── Supplied material
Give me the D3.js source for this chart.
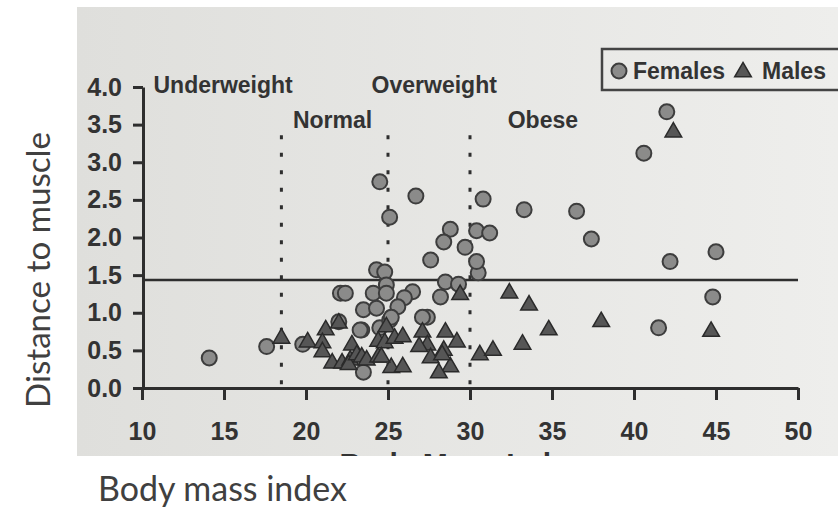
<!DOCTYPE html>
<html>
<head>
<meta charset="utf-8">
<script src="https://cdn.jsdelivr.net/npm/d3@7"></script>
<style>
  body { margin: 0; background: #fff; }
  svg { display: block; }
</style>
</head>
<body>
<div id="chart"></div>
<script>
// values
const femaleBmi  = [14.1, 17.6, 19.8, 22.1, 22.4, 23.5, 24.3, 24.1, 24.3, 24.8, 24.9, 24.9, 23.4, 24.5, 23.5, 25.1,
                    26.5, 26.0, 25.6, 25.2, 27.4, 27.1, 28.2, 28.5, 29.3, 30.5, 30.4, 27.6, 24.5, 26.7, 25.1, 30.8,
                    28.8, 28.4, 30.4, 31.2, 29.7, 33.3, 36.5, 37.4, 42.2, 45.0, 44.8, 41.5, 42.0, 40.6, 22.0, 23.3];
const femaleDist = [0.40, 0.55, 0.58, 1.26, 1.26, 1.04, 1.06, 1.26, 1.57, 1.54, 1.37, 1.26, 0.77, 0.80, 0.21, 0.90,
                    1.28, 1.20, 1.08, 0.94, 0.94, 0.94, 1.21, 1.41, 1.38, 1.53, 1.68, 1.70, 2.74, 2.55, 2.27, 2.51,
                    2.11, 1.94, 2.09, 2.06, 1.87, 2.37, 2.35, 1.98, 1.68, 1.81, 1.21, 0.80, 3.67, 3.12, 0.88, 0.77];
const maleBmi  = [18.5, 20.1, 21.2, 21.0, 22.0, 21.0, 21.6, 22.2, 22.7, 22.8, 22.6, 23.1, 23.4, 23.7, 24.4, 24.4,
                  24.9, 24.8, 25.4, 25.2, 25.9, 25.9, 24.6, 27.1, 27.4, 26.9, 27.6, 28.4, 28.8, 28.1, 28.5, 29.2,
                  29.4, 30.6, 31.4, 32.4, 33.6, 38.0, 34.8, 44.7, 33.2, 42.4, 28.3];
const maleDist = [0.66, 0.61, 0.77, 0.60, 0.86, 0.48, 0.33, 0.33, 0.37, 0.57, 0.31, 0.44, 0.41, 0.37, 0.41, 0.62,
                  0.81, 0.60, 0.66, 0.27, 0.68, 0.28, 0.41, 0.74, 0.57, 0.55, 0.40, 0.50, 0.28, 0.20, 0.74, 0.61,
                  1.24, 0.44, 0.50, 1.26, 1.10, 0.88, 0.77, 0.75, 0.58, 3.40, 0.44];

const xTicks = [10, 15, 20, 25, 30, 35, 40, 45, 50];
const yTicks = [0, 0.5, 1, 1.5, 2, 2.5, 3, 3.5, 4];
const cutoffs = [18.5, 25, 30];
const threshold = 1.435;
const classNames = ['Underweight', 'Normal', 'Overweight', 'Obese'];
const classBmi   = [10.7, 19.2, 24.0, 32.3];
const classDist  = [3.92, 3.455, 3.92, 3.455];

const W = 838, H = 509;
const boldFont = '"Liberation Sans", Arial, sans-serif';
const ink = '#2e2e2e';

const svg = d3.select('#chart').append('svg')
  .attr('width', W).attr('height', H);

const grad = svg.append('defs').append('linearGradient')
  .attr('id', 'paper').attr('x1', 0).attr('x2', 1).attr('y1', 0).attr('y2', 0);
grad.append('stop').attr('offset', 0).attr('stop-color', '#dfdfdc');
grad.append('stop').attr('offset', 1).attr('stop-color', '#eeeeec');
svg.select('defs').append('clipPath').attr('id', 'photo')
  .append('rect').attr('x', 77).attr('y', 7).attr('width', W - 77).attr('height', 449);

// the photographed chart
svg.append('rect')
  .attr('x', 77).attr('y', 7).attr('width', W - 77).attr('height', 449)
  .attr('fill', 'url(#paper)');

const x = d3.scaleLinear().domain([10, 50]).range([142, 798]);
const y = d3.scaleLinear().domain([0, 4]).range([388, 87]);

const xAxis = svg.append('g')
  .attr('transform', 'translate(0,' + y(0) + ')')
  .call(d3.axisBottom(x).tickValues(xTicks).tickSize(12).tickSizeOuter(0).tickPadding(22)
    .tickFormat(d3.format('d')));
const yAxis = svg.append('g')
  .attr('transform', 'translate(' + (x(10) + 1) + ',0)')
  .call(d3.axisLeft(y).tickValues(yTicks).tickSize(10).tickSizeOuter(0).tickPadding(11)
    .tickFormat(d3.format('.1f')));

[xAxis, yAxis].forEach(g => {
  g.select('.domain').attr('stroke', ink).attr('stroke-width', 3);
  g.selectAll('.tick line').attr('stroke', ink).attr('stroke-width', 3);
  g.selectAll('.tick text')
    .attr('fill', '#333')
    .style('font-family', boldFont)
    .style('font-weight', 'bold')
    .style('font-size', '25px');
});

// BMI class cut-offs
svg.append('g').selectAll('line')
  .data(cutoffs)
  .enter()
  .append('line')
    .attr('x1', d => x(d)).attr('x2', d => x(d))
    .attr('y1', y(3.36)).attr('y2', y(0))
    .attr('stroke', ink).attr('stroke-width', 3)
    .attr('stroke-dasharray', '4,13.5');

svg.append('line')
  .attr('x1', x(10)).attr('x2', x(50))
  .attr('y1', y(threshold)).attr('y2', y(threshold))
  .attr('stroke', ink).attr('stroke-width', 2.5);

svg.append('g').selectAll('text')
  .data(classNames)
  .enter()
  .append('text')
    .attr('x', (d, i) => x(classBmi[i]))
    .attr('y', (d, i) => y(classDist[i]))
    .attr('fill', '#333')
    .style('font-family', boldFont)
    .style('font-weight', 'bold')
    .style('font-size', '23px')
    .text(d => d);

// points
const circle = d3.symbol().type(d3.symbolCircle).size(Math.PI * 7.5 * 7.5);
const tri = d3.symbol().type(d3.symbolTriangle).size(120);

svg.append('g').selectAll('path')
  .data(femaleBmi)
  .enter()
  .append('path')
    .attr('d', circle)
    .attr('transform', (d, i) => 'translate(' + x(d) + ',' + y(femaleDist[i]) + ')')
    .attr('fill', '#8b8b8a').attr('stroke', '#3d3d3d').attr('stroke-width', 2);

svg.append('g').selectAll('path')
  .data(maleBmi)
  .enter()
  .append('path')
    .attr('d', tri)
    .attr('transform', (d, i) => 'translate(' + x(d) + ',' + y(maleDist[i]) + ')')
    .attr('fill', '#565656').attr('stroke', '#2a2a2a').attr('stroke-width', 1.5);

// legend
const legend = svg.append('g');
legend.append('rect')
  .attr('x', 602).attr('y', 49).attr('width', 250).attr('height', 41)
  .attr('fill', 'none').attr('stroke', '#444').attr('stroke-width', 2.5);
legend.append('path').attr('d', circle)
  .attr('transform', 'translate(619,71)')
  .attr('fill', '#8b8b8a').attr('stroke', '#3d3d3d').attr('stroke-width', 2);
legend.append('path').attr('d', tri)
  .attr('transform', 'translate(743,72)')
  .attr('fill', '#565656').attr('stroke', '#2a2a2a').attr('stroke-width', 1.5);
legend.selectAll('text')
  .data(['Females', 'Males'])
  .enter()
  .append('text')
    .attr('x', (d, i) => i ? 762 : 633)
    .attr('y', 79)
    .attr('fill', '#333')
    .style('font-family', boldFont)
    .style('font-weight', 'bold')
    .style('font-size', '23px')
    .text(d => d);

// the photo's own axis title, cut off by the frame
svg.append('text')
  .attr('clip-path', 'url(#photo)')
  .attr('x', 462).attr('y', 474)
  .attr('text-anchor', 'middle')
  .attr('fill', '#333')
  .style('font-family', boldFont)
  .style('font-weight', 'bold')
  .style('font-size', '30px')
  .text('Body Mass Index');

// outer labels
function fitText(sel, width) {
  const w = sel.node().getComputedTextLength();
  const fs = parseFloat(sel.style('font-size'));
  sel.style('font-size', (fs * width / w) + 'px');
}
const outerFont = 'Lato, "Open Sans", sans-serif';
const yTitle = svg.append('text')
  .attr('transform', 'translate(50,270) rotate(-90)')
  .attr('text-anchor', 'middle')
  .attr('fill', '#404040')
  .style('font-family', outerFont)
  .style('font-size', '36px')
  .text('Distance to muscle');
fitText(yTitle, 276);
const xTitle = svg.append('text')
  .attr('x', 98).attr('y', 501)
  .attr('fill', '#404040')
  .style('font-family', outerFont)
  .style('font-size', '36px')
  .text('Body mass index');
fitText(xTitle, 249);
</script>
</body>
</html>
────
_Aim_: Pick out the lines containing the string "chart" and show them.

_Expected output_:
Give me the D3.js source for this chart.
<div id="chart"></div>
const svg = d3.select('#chart').append('svg')
// the photographed chart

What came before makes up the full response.